Data section
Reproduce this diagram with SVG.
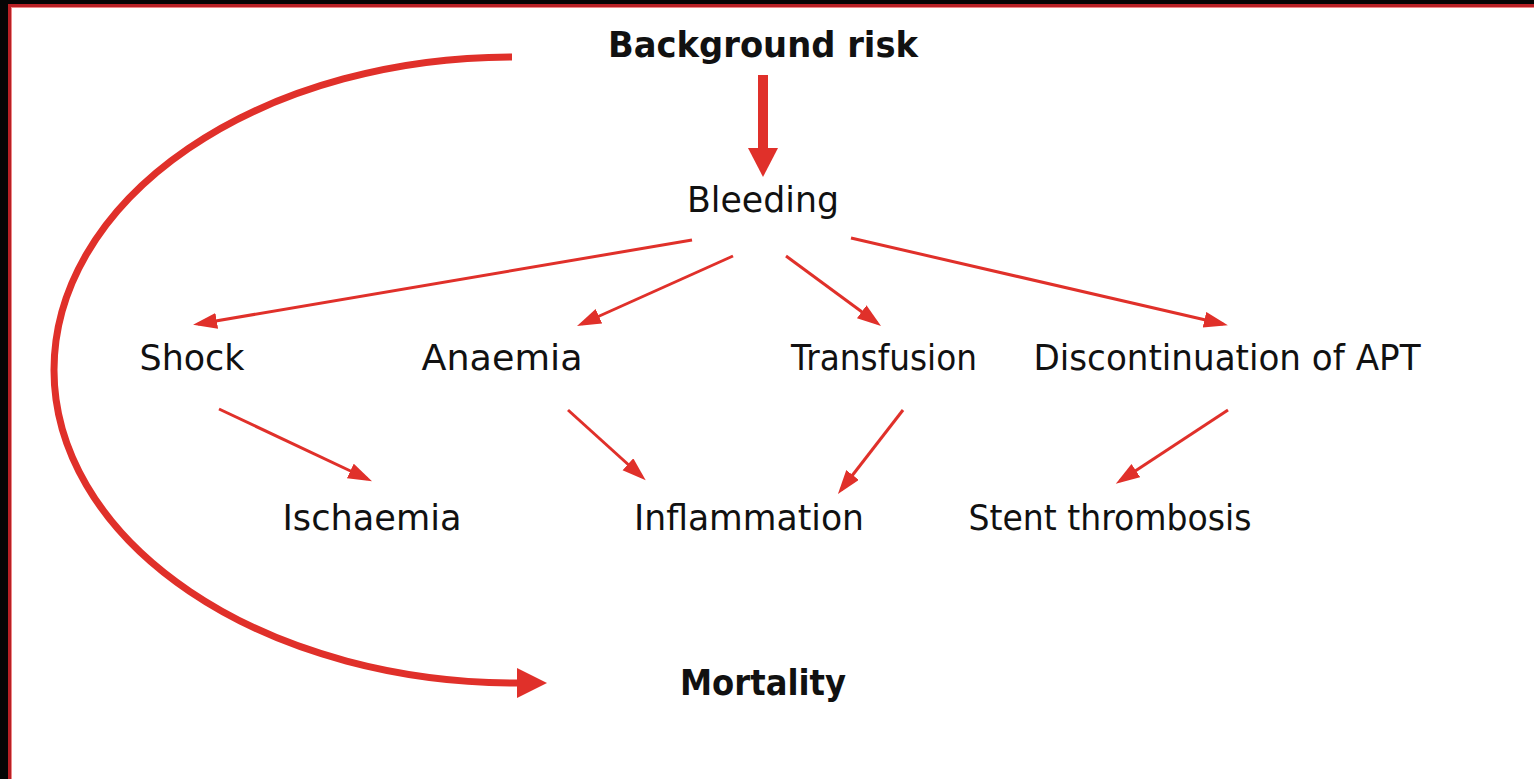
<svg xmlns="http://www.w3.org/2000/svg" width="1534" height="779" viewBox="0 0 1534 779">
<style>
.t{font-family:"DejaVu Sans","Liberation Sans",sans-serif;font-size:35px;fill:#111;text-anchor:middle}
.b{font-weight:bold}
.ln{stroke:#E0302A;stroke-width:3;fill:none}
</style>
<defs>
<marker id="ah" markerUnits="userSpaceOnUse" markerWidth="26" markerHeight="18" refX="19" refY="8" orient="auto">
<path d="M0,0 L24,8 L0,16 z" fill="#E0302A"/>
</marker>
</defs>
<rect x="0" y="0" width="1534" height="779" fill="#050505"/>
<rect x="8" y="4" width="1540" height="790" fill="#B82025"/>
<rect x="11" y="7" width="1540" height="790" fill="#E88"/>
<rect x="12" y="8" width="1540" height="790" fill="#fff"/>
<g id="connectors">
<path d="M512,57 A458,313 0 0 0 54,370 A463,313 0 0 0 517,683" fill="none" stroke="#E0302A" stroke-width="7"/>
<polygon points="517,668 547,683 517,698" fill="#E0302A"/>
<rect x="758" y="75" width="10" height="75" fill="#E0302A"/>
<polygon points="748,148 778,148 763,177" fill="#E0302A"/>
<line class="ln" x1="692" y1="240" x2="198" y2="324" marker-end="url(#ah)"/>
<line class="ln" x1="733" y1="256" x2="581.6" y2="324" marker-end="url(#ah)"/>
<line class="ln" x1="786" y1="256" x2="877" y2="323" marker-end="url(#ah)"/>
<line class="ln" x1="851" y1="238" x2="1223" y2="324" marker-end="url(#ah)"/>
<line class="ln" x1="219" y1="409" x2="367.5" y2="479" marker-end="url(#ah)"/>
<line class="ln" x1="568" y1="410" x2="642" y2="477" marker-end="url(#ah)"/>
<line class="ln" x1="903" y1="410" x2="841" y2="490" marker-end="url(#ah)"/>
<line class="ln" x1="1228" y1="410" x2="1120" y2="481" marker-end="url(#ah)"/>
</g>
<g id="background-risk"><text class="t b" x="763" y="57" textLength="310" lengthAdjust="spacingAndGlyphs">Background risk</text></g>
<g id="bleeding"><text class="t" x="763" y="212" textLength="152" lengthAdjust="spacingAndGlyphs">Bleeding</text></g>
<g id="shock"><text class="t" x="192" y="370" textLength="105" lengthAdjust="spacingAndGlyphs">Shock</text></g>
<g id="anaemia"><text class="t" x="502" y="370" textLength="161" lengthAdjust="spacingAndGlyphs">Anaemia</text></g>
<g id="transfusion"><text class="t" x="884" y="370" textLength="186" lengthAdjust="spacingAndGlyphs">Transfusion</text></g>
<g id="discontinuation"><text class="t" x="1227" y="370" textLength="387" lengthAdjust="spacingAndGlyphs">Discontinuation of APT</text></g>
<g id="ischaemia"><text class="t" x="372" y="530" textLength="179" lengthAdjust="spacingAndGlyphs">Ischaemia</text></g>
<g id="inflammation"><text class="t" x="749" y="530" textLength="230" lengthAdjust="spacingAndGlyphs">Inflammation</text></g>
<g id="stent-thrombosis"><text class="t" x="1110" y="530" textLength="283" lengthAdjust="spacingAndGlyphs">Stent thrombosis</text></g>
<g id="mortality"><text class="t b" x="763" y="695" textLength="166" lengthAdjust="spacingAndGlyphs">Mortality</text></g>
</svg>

Requirement
Transcribe the whole listing, character for character, but not its images.

Solution
Reproduce this diagram with SVG.
<svg xmlns="http://www.w3.org/2000/svg" width="1534" height="779" viewBox="0 0 1534 779">
<style>
.t{font-family:"DejaVu Sans","Liberation Sans",sans-serif;font-size:35px;fill:#111;text-anchor:middle}
.b{font-weight:bold}
.ln{stroke:#E0302A;stroke-width:3;fill:none}
</style>
<defs>
<marker id="ah" markerUnits="userSpaceOnUse" markerWidth="26" markerHeight="18" refX="19" refY="8" orient="auto">
<path d="M0,0 L24,8 L0,16 z" fill="#E0302A"/>
</marker>
</defs>
<rect x="0" y="0" width="1534" height="779" fill="#050505"/>
<rect x="8" y="4" width="1540" height="790" fill="#B82025"/>
<rect x="11" y="7" width="1540" height="790" fill="#E88"/>
<rect x="12" y="8" width="1540" height="790" fill="#fff"/>
<g id="connectors">
<path d="M512,57 A458,313 0 0 0 54,370 A463,313 0 0 0 517,683" fill="none" stroke="#E0302A" stroke-width="7"/>
<polygon points="517,668 547,683 517,698" fill="#E0302A"/>
<rect x="758" y="75" width="10" height="75" fill="#E0302A"/>
<polygon points="748,148 778,148 763,177" fill="#E0302A"/>
<line class="ln" x1="692" y1="240" x2="198" y2="324" marker-end="url(#ah)"/>
<line class="ln" x1="733" y1="256" x2="581.6" y2="324" marker-end="url(#ah)"/>
<line class="ln" x1="786" y1="256" x2="877" y2="323" marker-end="url(#ah)"/>
<line class="ln" x1="851" y1="238" x2="1223" y2="324" marker-end="url(#ah)"/>
<line class="ln" x1="219" y1="409" x2="367.5" y2="479" marker-end="url(#ah)"/>
<line class="ln" x1="568" y1="410" x2="642" y2="477" marker-end="url(#ah)"/>
<line class="ln" x1="903" y1="410" x2="841" y2="490" marker-end="url(#ah)"/>
<line class="ln" x1="1228" y1="410" x2="1120" y2="481" marker-end="url(#ah)"/>
</g>
<g id="background-risk"><text class="t b" x="763" y="57" textLength="310" lengthAdjust="spacingAndGlyphs">Background risk</text></g>
<g id="bleeding"><text class="t" x="763" y="212" textLength="152" lengthAdjust="spacingAndGlyphs">Bleeding</text></g>
<g id="shock"><text class="t" x="192" y="370" textLength="105" lengthAdjust="spacingAndGlyphs">Shock</text></g>
<g id="anaemia"><text class="t" x="502" y="370" textLength="161" lengthAdjust="spacingAndGlyphs">Anaemia</text></g>
<g id="transfusion"><text class="t" x="884" y="370" textLength="186" lengthAdjust="spacingAndGlyphs">Transfusion</text></g>
<g id="discontinuation"><text class="t" x="1227" y="370" textLength="387" lengthAdjust="spacingAndGlyphs">Discontinuation of APT</text></g>
<g id="ischaemia"><text class="t" x="372" y="530" textLength="179" lengthAdjust="spacingAndGlyphs">Ischaemia</text></g>
<g id="inflammation"><text class="t" x="749" y="530" textLength="230" lengthAdjust="spacingAndGlyphs">Inflammation</text></g>
<g id="stent-thrombosis"><text class="t" x="1110" y="530" textLength="283" lengthAdjust="spacingAndGlyphs">Stent thrombosis</text></g>
<g id="mortality"><text class="t b" x="763" y="695" textLength="166" lengthAdjust="spacingAndGlyphs">Mortality</text></g>
</svg>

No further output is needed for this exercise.